Copy out, with no alterations, the lines below running from the one containing "Give me the matplotlib source for this chart." to the one containing "distance = [k / 3 for k in range(1, 48)]", inclusive at each end; pictures are omitted.

— BEGIN Material for the task —

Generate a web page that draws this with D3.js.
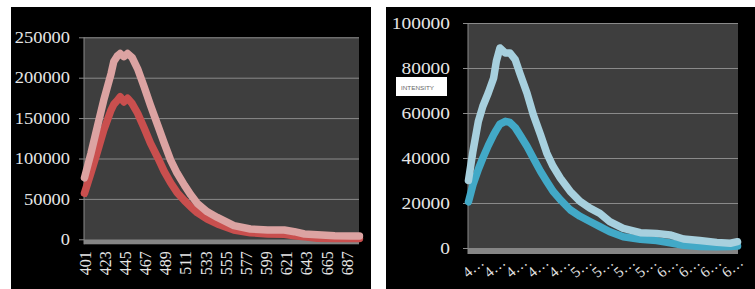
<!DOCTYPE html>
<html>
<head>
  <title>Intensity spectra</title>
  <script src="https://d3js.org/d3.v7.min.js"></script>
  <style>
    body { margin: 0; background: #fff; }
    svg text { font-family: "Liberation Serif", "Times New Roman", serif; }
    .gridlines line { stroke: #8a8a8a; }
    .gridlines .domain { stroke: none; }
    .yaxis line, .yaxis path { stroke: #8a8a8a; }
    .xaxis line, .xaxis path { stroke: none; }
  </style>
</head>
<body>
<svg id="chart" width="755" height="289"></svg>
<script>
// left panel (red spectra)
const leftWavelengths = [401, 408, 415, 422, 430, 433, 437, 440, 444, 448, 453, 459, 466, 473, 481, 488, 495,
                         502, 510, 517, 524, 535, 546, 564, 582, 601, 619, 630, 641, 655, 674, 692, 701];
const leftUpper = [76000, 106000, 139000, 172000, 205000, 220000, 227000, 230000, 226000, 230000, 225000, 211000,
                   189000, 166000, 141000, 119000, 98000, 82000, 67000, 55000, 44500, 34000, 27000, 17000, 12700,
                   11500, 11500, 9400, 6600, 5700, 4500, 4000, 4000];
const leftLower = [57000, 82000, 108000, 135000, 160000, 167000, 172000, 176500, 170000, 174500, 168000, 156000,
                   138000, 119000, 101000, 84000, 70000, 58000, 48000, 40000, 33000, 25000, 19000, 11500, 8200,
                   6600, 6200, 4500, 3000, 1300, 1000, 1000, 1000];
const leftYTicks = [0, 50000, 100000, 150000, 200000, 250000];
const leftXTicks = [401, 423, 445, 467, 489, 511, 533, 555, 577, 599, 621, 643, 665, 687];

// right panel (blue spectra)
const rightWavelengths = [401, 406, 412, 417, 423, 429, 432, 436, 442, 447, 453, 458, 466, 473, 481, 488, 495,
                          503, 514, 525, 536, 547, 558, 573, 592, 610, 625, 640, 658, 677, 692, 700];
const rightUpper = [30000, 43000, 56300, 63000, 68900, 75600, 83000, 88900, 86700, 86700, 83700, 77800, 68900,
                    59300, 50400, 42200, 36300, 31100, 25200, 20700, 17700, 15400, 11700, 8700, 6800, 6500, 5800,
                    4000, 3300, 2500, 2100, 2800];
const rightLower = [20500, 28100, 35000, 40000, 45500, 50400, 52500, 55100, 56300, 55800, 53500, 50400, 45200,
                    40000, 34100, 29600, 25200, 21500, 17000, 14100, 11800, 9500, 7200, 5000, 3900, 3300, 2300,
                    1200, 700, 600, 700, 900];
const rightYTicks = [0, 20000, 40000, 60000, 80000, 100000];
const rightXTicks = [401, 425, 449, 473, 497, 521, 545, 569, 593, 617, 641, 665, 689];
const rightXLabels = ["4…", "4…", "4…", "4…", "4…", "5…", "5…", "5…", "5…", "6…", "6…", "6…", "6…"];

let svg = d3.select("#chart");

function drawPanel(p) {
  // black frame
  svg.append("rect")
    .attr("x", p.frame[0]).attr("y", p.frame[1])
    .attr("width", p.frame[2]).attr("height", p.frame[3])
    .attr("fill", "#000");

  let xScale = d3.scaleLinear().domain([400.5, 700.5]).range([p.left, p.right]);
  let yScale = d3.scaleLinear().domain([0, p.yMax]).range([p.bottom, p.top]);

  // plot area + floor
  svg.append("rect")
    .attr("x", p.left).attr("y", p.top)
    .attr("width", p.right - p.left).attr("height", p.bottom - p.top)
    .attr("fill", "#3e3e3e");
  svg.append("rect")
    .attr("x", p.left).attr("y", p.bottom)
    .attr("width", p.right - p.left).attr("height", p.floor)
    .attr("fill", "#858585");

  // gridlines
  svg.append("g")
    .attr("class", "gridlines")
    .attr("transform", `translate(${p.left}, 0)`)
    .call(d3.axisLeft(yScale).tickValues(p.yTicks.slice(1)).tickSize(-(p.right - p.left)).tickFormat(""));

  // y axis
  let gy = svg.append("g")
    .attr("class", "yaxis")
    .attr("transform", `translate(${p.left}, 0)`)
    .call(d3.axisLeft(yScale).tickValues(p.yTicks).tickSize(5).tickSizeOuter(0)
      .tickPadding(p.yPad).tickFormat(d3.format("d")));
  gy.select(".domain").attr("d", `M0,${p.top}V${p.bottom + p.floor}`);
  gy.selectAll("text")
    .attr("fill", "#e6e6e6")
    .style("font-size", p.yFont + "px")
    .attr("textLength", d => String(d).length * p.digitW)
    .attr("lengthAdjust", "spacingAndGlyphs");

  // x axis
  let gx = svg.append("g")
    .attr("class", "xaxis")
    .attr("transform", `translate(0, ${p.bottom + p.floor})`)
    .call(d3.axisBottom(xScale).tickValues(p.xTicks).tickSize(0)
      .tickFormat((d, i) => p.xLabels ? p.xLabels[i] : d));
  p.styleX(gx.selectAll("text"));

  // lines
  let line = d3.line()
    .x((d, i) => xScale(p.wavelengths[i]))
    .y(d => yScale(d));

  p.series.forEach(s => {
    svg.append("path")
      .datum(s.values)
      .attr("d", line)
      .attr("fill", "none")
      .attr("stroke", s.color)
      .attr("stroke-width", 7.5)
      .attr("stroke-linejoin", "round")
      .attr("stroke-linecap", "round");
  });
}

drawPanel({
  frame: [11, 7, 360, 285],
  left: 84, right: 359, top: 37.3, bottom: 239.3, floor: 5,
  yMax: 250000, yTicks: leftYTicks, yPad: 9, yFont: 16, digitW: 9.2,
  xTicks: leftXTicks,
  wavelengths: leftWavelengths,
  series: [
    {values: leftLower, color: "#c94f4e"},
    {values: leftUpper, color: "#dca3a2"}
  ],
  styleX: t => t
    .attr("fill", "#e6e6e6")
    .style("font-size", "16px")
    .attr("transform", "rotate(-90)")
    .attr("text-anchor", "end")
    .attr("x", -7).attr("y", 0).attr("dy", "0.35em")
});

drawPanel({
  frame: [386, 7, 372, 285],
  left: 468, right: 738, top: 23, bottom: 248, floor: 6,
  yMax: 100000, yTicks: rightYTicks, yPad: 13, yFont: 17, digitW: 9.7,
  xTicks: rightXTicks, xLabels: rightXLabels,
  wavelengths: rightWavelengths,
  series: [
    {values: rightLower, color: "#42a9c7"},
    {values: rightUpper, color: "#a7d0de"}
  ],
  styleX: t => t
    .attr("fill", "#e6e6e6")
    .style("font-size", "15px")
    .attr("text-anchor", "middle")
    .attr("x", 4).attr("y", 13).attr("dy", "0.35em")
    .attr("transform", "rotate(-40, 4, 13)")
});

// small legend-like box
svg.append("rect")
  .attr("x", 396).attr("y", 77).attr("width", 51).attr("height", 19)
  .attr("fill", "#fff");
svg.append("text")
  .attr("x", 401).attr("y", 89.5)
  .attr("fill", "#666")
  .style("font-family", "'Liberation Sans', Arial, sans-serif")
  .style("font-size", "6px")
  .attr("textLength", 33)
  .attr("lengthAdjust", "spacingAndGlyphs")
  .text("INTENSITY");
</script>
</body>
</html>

— END Material for the task —
— BEGIN Material for the task —

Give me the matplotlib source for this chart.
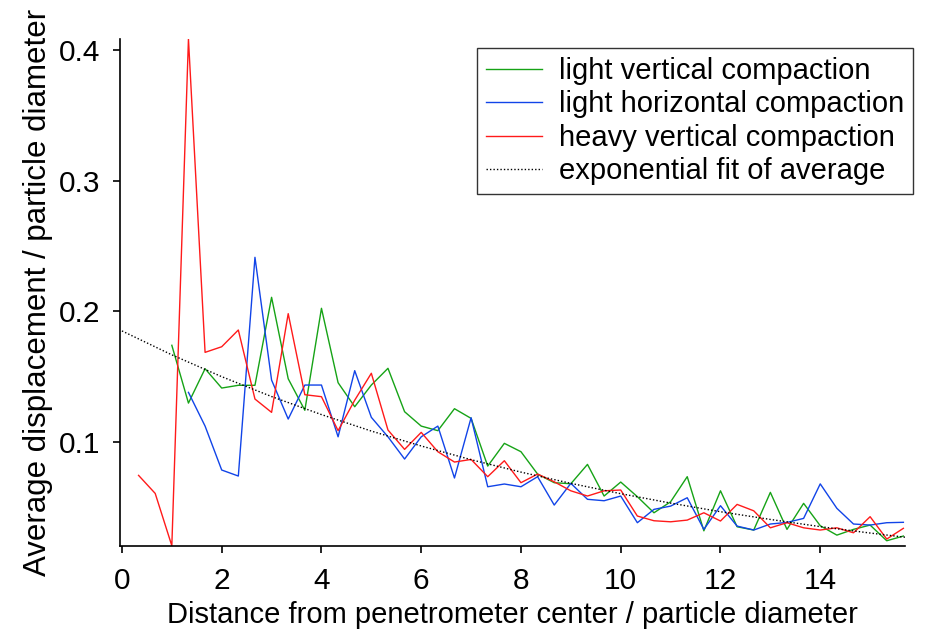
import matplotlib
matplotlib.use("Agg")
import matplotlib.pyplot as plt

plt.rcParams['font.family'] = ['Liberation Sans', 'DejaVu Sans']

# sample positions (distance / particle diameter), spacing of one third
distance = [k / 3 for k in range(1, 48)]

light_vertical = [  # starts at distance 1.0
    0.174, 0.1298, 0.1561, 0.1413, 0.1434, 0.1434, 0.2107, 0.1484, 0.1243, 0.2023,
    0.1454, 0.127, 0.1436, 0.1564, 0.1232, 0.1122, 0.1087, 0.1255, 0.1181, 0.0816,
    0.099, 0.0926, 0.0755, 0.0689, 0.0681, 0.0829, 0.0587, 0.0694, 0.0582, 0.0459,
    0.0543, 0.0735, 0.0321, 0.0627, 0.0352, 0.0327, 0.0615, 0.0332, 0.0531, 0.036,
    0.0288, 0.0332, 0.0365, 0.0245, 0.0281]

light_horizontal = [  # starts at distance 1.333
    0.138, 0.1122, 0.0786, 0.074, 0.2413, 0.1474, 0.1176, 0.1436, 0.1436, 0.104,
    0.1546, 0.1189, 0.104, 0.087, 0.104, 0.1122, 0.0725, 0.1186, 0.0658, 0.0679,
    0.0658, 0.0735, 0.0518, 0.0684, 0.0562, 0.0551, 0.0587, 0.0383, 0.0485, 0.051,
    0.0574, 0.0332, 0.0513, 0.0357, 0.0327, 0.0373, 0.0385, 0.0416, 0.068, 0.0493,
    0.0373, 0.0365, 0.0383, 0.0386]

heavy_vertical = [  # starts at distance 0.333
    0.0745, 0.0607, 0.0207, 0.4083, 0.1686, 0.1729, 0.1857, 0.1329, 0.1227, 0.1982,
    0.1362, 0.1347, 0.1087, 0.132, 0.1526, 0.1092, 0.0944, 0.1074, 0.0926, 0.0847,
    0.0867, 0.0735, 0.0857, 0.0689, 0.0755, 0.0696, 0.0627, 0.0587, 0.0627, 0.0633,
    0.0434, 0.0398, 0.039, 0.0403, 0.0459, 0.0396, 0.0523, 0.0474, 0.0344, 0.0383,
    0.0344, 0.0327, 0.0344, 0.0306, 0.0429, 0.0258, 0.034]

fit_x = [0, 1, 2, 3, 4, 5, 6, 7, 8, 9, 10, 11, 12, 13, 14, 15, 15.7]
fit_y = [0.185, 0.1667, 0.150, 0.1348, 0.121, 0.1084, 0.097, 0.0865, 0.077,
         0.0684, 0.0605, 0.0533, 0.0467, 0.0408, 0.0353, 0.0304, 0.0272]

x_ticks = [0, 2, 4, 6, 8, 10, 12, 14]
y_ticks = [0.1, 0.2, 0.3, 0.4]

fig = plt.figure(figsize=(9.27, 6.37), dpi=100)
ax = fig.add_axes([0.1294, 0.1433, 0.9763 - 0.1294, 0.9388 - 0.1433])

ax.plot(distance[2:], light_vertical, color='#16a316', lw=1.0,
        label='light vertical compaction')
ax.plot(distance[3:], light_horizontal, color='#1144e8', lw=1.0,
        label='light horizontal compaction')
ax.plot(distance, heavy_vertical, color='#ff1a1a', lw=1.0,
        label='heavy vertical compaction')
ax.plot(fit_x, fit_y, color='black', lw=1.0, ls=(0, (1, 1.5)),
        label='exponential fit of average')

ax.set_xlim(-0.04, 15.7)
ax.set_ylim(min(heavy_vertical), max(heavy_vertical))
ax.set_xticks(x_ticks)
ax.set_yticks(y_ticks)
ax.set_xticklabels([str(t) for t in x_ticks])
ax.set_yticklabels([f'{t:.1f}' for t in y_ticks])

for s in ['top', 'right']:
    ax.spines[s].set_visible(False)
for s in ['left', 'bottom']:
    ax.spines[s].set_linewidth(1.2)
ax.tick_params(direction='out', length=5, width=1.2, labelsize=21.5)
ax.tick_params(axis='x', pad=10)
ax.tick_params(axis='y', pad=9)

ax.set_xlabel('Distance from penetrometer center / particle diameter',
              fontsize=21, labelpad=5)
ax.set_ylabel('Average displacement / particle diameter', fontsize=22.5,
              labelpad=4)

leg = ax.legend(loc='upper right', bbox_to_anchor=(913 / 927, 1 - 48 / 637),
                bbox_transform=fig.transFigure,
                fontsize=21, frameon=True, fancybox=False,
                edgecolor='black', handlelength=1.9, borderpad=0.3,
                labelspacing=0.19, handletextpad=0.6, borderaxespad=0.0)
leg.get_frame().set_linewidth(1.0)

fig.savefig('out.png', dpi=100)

— END Material for the task —

**Task solution**
Give me the matplotlib source for this chart.
import matplotlib
matplotlib.use("Agg")
import matplotlib.pyplot as plt

plt.rcParams['font.family'] = ['Liberation Sans', 'DejaVu Sans']

# sample positions (distance / particle diameter), spacing of one third
distance = [k / 3 for k in range(1, 48)]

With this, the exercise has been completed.